◆ AVAILABLE DATA ◆
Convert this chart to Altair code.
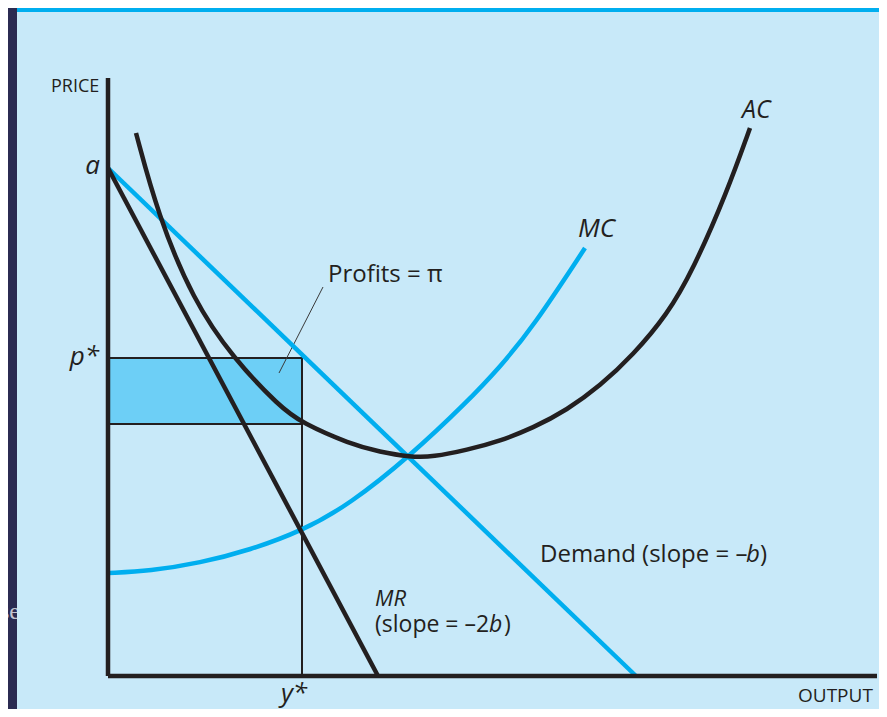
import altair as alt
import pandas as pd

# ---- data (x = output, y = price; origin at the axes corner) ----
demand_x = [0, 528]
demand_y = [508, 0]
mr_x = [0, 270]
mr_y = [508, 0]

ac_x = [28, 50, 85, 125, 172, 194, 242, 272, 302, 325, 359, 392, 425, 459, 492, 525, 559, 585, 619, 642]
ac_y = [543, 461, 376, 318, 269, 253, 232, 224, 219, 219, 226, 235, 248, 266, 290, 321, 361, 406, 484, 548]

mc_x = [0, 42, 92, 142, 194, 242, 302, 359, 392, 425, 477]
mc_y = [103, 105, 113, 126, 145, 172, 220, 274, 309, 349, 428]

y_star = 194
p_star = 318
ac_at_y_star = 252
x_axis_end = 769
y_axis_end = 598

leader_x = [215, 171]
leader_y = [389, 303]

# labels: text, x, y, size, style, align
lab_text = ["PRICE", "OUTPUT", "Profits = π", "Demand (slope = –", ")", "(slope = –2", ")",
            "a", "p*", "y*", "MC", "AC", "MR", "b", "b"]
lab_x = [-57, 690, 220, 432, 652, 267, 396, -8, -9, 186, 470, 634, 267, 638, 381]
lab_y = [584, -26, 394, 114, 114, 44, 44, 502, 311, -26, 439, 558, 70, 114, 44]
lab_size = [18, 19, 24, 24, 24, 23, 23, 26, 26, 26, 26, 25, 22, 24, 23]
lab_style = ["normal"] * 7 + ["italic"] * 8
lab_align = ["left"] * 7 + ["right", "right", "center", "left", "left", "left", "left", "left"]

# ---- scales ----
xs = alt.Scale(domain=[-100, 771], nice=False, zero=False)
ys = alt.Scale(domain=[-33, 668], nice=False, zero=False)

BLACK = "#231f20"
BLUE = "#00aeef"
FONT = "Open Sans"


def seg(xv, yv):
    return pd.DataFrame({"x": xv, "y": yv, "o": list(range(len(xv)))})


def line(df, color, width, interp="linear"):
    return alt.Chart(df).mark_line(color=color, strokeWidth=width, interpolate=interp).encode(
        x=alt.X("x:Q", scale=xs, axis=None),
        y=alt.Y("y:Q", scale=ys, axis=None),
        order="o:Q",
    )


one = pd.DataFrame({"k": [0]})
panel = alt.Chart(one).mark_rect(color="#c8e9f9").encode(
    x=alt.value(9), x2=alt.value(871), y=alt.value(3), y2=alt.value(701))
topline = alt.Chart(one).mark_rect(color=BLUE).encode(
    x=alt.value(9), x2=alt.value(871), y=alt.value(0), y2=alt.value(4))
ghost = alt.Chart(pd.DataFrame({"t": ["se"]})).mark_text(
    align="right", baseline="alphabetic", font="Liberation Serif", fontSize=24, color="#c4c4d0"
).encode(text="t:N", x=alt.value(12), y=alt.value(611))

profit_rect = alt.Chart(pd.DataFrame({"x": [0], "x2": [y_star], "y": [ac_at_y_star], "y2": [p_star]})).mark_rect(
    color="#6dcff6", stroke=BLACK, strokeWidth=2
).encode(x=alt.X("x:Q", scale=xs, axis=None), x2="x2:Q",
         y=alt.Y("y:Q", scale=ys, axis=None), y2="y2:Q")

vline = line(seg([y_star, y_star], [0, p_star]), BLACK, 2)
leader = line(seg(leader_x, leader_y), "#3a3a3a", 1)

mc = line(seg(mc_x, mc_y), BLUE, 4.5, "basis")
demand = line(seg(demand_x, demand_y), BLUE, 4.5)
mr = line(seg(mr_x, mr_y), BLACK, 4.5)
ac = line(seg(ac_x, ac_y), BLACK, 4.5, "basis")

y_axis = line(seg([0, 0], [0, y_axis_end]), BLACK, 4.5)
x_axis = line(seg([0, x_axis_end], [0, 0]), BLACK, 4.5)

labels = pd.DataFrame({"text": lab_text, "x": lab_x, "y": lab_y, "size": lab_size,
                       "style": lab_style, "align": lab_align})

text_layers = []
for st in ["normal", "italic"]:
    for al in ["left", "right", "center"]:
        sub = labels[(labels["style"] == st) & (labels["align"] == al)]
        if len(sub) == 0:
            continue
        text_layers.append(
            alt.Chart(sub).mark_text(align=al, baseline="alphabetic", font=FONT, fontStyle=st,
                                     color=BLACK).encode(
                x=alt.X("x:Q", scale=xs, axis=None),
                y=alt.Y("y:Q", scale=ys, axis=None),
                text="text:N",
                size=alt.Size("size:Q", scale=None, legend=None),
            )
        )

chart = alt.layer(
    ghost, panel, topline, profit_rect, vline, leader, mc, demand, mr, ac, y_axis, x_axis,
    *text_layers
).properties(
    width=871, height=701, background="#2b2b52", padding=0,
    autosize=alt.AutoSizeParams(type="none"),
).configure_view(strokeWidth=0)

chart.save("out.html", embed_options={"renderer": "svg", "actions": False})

◆ WHAT THE TASK ASKS ◆
Write out exactly the lines between the start of the data and the line with "406, 484, 548]", including both, but none of the pictures.

◆ SOLUTION TO THE PROBLEM ◆
Convert this chart to Altair code.
import altair as alt
import pandas as pd

# ---- data (x = output, y = price; origin at the axes corner) ----
demand_x = [0, 528]
demand_y = [508, 0]
mr_x = [0, 270]
mr_y = [508, 0]

ac_x = [28, 50, 85, 125, 172, 194, 242, 272, 302, 325, 359, 392, 425, 459, 492, 525, 559, 585, 619, 642]
ac_y = [543, 461, 376, 318, 269, 253, 232, 224, 219, 219, 226, 235, 248, 266, 290, 321, 361, 406, 484, 548]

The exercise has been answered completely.